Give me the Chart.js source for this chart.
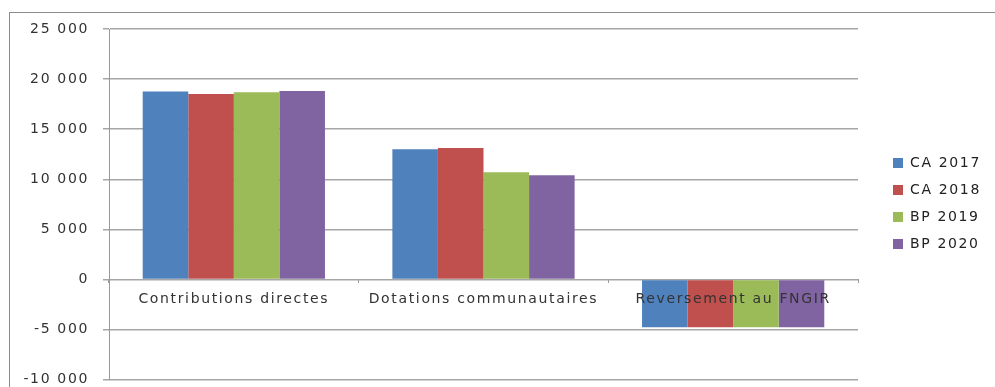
<!DOCTYPE html>
<html>
<head>
<meta charset="utf-8">
<script src="https://cdn.jsdelivr.net/npm/chart.js@4.4.1/dist/chart.umd.min.js"></script>
<style>
  html, body { margin: 0; padding: 0; background: #fff; }
  #wrap { position: relative; width: 995px; height: 387px; overflow: hidden; }
  #frame { position: absolute; left: 9px; top: 12px; width: 1000px; height: 400px; border: 1px solid #8c8c8c; }
  canvas { position: absolute; left: 0; top: 0; }
</style>
</head>
<body>
<div id="wrap">
  <div id="frame"></div>
  <!-- a bit taller than the view, the bottom strip gets clipped -->
  <canvas id="chart" width="995" height="402"></canvas>
</div>
<script>
const categories = ["Contributions directes", "Dotations communautaires", "Reversement au FNGIR"]
const seriesNames = ["CA 2017", "CA 2018", "BP 2019", "BP 2020"]
const ca2017 = [18770, 13000, -4780]
const ca2018 = [18500, 13130, -4780]
const bp2019 = [18680, 10700, -4780]
const bp2020 = [18820, 10400, -4780]
const colors = ["#4f81bd", "#c0504d", "#9bbb59", "#8064a2"]

const fmt = (v) => {
  let s = Math.abs(v).toString().replace(/\B(?=(\d{3})+(?!\d))/g, " ")
  return (v < 0 ? "-" : "") + s
}

let values = [ca2017, ca2018, bp2019, bp2020]
let datasets = values.map((d, i) => ({
  label: seriesNames[i],
  data: d,
  backgroundColor: colors[i],
  borderWidth: 0,
  barPercentage: 1.0,
  categoryPercentage: 0.73,
}))

// excel text looks wider than ours, add some spacing
const spacing = (c) => { c.ctx.letterSpacing = "1.65px" }

let ctx = document.getElementById("chart").getContext("2d")
let chart = new Chart(ctx, {
  type: "bar",
  data: { labels: categories, datasets: datasets },
  options: {
    responsive: false,
    animation: false,
    layout: { padding: { left: 0, top: 29, right: 0, bottom: 8 } },
    plugins: {
      legend: {
        position: "right",
        align: "center",
        labels: {
          boxWidth: 10,
          boxHeight: 10,
          padding: 13,
          color: "#222",
          font: { family: "DejaVu Sans", size: 14 },
        },
      },
      tooltip: { enabled: false },
    },
    scales: {
      x: {
        position: { y: 0 },
        grid: { display: true, drawOnChartArea: false, offset: true, tickLength: 4, color: "#999" },
        border: { display: false },
        ticks: { z: 1, color: "#333", padding: 8, autoSkip: false, maxRotation: 0, font: { family: "DejaVu Sans", size: 14 } },
      },
      y: {
        min: -10000,
        max: 25000,
        ticks: {
          stepSize: 5000,
          color: "#333",
          padding: 14,
          font: { family: "DejaVu Sans", size: 14 },
          callback: (v) => fmt(v),
        },
        grid: { color: "#a6a6a6", lineWidth: 1.5, tickLength: 6 },
        border: { display: true, color: "#999", width: 1 },
        afterFit: (s) => { s.width = 109 },
      },
    },
  },
  plugins: [{
    id: "tweaks",
    beforeInit(c) {
      const fit = c.legend.fit
      c.legend.fit = function () {
        fit.call(this)
        this.width = 995 - 858
      }
    },
    beforeUpdate: spacing,
    beforeLayout: spacing,
    beforeDraw: spacing,
    afterLayout(c) {
      c.legend.left += 22
      c.legend.right += 22
      c.legend.top -= 8
      c.legend.bottom -= 8
    },
  }],
})
</script>
</body>
</html>
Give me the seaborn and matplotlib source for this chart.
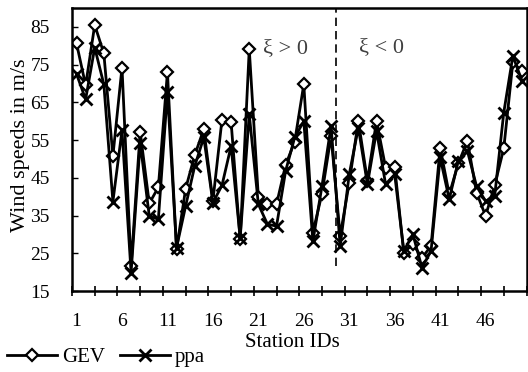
import numpy as np
import pandas as pd
import seaborn as sns
import matplotlib
matplotlib.use("Agg")
import matplotlib.pyplot as plt
from matplotlib.ticker import FixedLocator

# values
stations = list(range(1, 51))
gev = [80.6, 69.5, 85.5, 78.0, 50.8, 74.2, 21.6, 57.2, 38.2, 42.5,
       73.0, 26.0, 42.1, 51.0, 57.9, 38.9, 60.4, 59.9, 28.7, 79.1,
       39.9, 38.0, 38.0, 48.4, 54.6, 69.8, 30.5, 40.8, 56.1, 29.6,
       43.7, 60.1, 44.2, 60.1, 47.7, 47.9, 25.2, 27.4, 23.8, 26.9,
       53.0, 40.6, 48.8, 54.8, 41.1, 34.9, 43.0, 52.8, 75.6, 73.3]
ppa = [72.5, 65.8, 79.5, 69.8, 38.7, 57.6, 19.9, 54.3, 34.9, 34.0,
       67.7, 26.5, 37.5, 48.1, 55.7, 38.4, 43.0, 53.4, 29.1, 61.8,
       38.0, 32.7, 32.2, 46.8, 55.7, 60.0, 28.2, 42.8, 58.7, 26.9,
       45.9, 58.3, 43.3, 57.4, 43.3, 45.9, 25.6, 30.0, 21.2, 25.6,
       50.4, 39.3, 49.5, 52.1, 42.8, 38.8, 40.2, 62.3, 77.3, 70.7]
xtick_labels = [1, 6, 11, 16, 21, 26, 31, 36, 41, 46]
yticks = [15, 25, 35, 45, 55, 65, 75, 85]

plt.rcParams['font.family'] = ['Liberation Serif', 'DejaVu Serif']
plt.rcParams['font.size'] = 14

fig = plt.figure(figsize=(5.28, 3.72), dpi=100)
ax = fig.add_axes([72 / 528, 81 / 372, 454.5 / 528, 283 / 372])

sns.lineplot(x=stations, y=gev, ax=ax, color='black', linewidth=2,
             marker='D', markersize=6.5, markerfacecolor='white',
             markeredgecolor='black', markeredgewidth=1.6, label='GEV')
sns.lineplot(x=stations, y=ppa, ax=ax, color='black', linewidth=2,
             marker='x', markersize=8.5, markeredgecolor='black',
             markeredgewidth=2, label='ppa')

ax.axvline(29.5, ymin=0.09, ymax=1, color='black', linewidth=1.2,
           linestyle=(0, (5, 3)))
ax.text(24.0, 79.2, 'ξ > 0', ha='center', va='center', fontsize=16, color='#404040')
ax.text(34.5, 79.6, 'ξ < 0', ha='center', va='center', fontsize=16, color='#404040')

ax.set_xlim(0.5, 50.5)
ax.set_ylim(15, 90)
ax.set_xticks(xtick_labels)
ax.set_xticklabels([str(v) for v in xtick_labels])
ax.xaxis.set_minor_locator(FixedLocator(np.arange(0.5, 51, 2.5)))
ax.tick_params(axis='x', which='major', length=0, pad=16, labelsize=14)
ax.tick_params(axis='x', which='minor', direction='inout', length=7, width=1.2)
ax.set_yticks(yticks)
ax.tick_params(axis='y', direction='in', length=4, width=1, pad=16, labelsize=14)

for sp in ax.spines.values():
    sp.set_linewidth(1.8)
    sp.set_color('black')

ax.set_xlabel('Station IDs', fontsize=15)
ax.xaxis.set_label_coords(0.484, -0.148)
ax.set_ylabel('Wind speeds in m/s', fontsize=16)
ax.yaxis.set_label_coords(-0.092, 0.516)

handles, labels = ax.get_legend_handles_labels()
ax.get_legend().remove()
fig.legend(handles, labels, loc='center left', bbox_to_anchor=(0.013, 0.040),
           ncol=2, frameon=False, borderpad=0, borderaxespad=0,
           handlelength=2.4, handletextpad=0.25, columnspacing=0.7, fontsize=15)

fig.savefig('out.png', dpi=100)
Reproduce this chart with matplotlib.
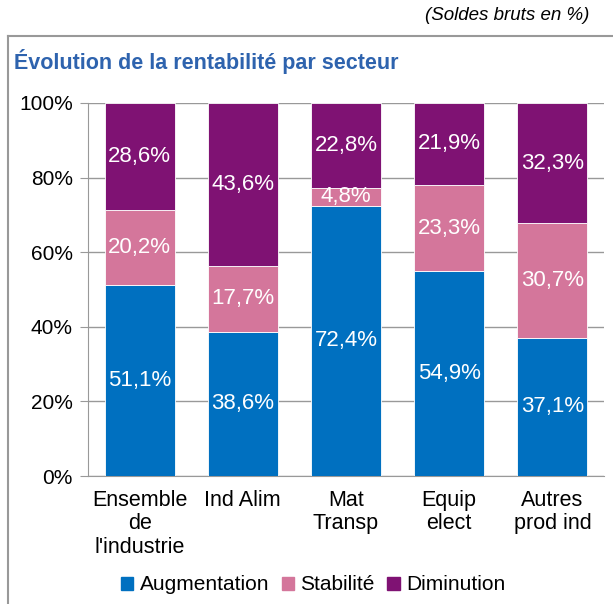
import numpy as np
import matplotlib.pyplot as plt
from matplotlib.patches import Rectangle
from matplotlib.lines import Line2D

plt.rcParams['font.family'] = ['Liberation Sans', 'DejaVu Sans']

categories = ['Ensemble\nde\nl\'industrie', 'Ind Alim', 'Mat\nTransp', 'Equip\nelect', 'Autres\nprod ind']
augmentation = [51.1, 38.6, 72.4, 54.9, 37.1]
stabilite = [20.2, 17.7, 4.8, 23.3, 30.7]
diminution = [28.6, 43.6, 22.8, 21.9, 32.3]
series_names = ['Augmentation', 'Stabilité', 'Diminution']
colors = ['#0070C0', '#D4769B', '#7F1273']

data = np.array([augmentation, stabilite, diminution])
shares = data / data.sum(axis=0) * 100

fig = plt.figure(figsize=(6.13, 6.04), dpi=100)
W, H = 613, 604
ax = fig.add_axes([88 / W, (H - 476) / H, (604 - 88) / W, 373 / H])

x = np.arange(len(categories))
bottom = np.zeros(len(categories))
for i in range(3):
    ax.bar(x, shares[i], 0.68, bottom=bottom, color=colors[i], edgecolor='white', linewidth=0.6, zorder=3)
    for j in range(len(categories)):
        ax.text(x[j], bottom[j] + shares[i][j] / 2, f'{data[i][j]:.1f}%'.replace('.', ','),
                ha='center', va='center', color='white', fontsize=16, zorder=4)
    bottom += shares[i]

ax.set_xlim(-0.5, len(categories) - 0.5)
ax.set_ylim(0, 100)
ax.set_yticks(np.arange(0, 101, 20))
ax.set_yticklabels([f'{v}%' for v in range(0, 101, 20)], fontsize=15)
ax.set_xticks(x)
ax.set_xticklabels(categories, fontsize=15.5, linespacing=1.15)
ax.yaxis.grid(True, color='#999999', linewidth=1, zorder=0)
for s in ['top', 'right']:
    ax.spines[s].set_visible(False)
ax.spines['left'].set_color('#999999')
ax.spines['bottom'].set_color('#999999')
ax.tick_params(axis='y', length=6, color='#999999', pad=5)
ax.tick_params(axis='x', length=0, pad=10)

# outer frame
fig.add_artist(Line2D([8 / W, 8 / W], [0, 1 - 36 / H], color='#999999', lw=1.5, transform=fig.transFigure))
fig.add_artist(Line2D([8 / W, 1], [1 - 36 / H, 1 - 36 / H], color='#999999', lw=1.5, transform=fig.transFigure))

fig.text(589 / W, 1 - 15 / H, '(Soldes bruts en %)', ha='right', va='center', style='italic', fontsize=13.5)
fig.text(14 / W, 1 - 61 / H, 'Évolution de la rentabilité par secteur', ha='left', va='center',
         fontweight='bold', color='#2E63AE', fontsize=15.5)

handles = [Rectangle((0, 0), 1, 1, color=c) for c in colors]
fig.legend(handles, series_names, loc='center', bbox_to_anchor=(313 / W, 1 - 585 / H), ncol=3,
           frameon=False, fontsize=15, handlelength=0.6, handleheight=0.6, handletextpad=0.3,
           columnspacing=0.6)

fig.savefig('out.png', dpi=100)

####################

# Required work
Reproduce, word for word, only the lines in the records above from the line with "Reproduce this chart with matplotlib." through the line with "plt.rcParams['font.family'] = ['Liberation Sans', 'DejaVu", including both ends; omit the pictures.

# Expected answer
Reproduce this chart with matplotlib.
import numpy as np
import matplotlib.pyplot as plt
from matplotlib.patches import Rectangle
from matplotlib.lines import Line2D

plt.rcParams['font.family'] = ['Liberation Sans', 'DejaVu Sans']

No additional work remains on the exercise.